3 thoughts on “It Makes A Difference

  1. Keep in mind Mr. Tutu is a Catholic Bishop. This is the same gentle man that said on national television, “President Ronald Reagan should go to ….” well, I think you get my point. Catholic… Sure. Gentle… I dunno. Comments on national television… There is a price to be paid. Otherwise, your article is well taken.

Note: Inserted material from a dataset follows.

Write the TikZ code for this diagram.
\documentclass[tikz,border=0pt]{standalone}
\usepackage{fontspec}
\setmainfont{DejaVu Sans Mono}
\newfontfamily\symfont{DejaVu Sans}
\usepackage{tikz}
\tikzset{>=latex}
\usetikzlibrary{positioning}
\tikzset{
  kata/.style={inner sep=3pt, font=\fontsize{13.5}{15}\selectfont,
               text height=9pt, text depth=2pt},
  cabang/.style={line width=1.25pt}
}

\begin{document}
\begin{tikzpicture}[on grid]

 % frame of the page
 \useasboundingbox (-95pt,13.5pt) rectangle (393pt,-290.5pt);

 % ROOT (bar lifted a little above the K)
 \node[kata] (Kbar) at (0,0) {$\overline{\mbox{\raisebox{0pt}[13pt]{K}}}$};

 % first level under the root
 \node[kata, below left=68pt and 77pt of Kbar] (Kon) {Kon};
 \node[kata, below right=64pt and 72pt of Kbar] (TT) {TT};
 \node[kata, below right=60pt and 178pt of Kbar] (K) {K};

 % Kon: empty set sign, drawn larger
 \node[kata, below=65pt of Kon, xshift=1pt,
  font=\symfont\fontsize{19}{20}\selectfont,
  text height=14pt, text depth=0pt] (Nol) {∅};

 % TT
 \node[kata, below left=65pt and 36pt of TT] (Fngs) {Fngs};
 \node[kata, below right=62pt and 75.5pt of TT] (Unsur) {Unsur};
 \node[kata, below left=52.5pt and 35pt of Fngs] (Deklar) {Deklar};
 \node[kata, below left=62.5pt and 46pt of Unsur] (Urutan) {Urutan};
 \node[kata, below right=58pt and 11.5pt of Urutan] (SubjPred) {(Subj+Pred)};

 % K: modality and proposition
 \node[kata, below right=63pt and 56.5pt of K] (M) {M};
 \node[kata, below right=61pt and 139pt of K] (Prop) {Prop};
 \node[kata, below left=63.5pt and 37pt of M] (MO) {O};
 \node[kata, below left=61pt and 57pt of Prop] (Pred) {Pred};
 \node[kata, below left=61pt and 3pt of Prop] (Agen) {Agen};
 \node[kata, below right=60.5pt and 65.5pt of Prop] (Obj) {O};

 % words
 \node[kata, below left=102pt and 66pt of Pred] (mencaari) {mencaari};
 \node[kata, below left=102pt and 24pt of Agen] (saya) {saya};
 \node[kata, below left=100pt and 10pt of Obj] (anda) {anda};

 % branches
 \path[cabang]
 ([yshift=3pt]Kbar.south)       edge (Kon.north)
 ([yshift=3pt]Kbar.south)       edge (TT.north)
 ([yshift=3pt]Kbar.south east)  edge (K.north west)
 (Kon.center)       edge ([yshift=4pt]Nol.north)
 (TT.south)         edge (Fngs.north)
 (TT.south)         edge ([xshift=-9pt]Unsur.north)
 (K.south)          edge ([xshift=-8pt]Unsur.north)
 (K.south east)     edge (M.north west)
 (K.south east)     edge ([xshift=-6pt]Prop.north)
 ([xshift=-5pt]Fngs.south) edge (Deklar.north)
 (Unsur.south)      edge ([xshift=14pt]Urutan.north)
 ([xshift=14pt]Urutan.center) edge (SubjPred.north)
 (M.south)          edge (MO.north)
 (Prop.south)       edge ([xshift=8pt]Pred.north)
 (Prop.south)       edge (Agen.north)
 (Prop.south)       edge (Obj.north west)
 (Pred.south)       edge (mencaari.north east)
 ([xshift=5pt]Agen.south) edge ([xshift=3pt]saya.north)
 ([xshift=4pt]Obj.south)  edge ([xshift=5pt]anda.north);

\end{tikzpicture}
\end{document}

  2. For the record, Mr. Tutu is Anglican. Some have found the combination of a churchman making so many political statements disconcerting. To his credit, he is willing to condemn tyrants wherever they are (Zimbabwe’s president Mugabe, for instance). I recall vividly the man weeping at many accounts given in South Africa’s “Truth and Reconciliation” comission. I am unable to confirm the quote you mentioned, so cannot comment on it.
    God’s richest blessings,
    Stan Mitchell

  3. Dear Brother Stan,
    I’ll concede you got me. He is Anglican. I suppose I mixed that up a bit because the Catholics did laud him to a degree back then. I think he met with the Pope. Oh well…
    Here is the quote, ?Your president is the pits as far as blacks are concerned. I think the West, for my part, can go to hell.? – Desmond Tutu, after U.S. President Ronald Reagan on July 22, 1986, called proposed sanctions against South Africa a ?historic act of folly.?– http://www.ottawainnercityministries.ca/homepage/desmond_tutu.htm
    Tutu was well known as an activist during this period. He could be very “caustic” and “abrasive” as seen in the above quote.
    Reagan, however, was ever the gentleman. Check out this quote. After Reagan had endured a particularly tough photo-op with Archbishop Desmond Tutu (who took the opportunity to roundly criticize the Reagan administration’s South Africa policies), the media asked how things went. Reagan responded: Tutu? So-So.–
    http://www.thehypertexts.com/Ronald_Reagan_Poet_and_Poetry_a_Tribute_Retrospective_and_Memorial.htm
    The difference in manner and response is quite remarkable. I’ll take Reagan over Tutu anyday. Thanks.